Con el referido informe en las manos, Rocafuerte citó a los médicos para establecer acciones concretas que pudiesen aplacar la expansión de “la enfermedad febril”. El 1 de octubre de 1842, los galenos guayaquileños propusieron, por escrito, algunas normas preventivas, que se enmarcaron en los conceptos del clásico higienismo europeo, particularmente de la escuela de pensamiento médico francés.
La planificación y organización de las actividades de limpieza de la ciudad y la búsqueda del compromiso comunitario para estas labores recomendadas, se desarrollaron en octubre, al propio tiempo que la ciudad -sin la preponderancia de otros momentos- recordaba su independencia, producida en 1820.
En este contexto, luego advinieron los meses de noviembre y de diciembre, periodo de mayor recrudecimiento de la pandemia, que provocó adicionalmente una importante migración poblacional que en su huida buscó alejarse de la muerte, dejando en su escape todo. Absolutamente todo.
En aquellos meses fatídicos, ya hubo plena conciencia de que la pandemia correspondía a la fiebre amarilla, debido a lo cual se comprendió que era indispensable llevar adelante, en marcha acelerada, la limpieza general de la ciudad y de las viviendas, así como instruir a los ciudadanos sobre su cuidado personal, procedimiento único en esa época, pues el descubrimiento de la vacuna ocurrió tan solo en el siglo XX.
Así pues, para enfrentar la pandemia se dictaron reglamentos específicos para impulsar una serie de normas vinculadas con la desinfección ambiental, en cuyas tareas las autoridades del Cabildo asumieron la dirección de la limpieza de Guayaquil que, para tal efecto, fue dividida en seis zonas de atención.
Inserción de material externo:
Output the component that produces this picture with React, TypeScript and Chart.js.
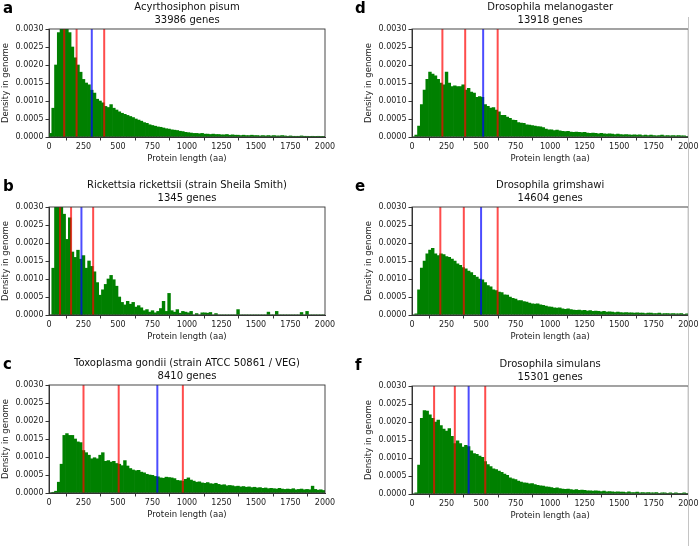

En cada uno de estos espacios citadinos se procedió a lavar a diario las calles, labor en la que la participación de la población fue significativa pero insuficiente, a tal punto que algunos presos -encarcelados por delitos menores- fueron requeridos para que cumplieran las tareas de aseo de la urbe, más allá de haberse procedido al pago, que era más bien una especie de reconocimiento simbólico, a los ciudadanos que, habiendo permanecido en la ciudad, se empeñaron constantemente en tal faena.
La fiebre amarilla abandonó su presencia depredadora en junio de 1843. Diez meses de intensa afectación transcurrieron a partir de su inicial aparecimiento, fundamentalmente, en la ciudad de Guayaquil. Empero, el mes de noviembre de 1842 fue el más trágico, puesto que en ese periodo se reportó un promedio de 25 muertes al día, dato alarmante en una localidad que para aquel entonces bordeaba los 20 000 habitantes.
La pandemia llegó a contagiar a 9 500 personas en Guayaquil -de las cuales perecieron alrededor del 25%- y dejó, tras su paso, también una huella de profunda crisis económica y social. No obstante, desde esta penosa circunstancia la ciudad volvió a reverdecer -lo ha hecho otras tantas veces frente a tiempos adversos- para seguir en la construcción de su historia.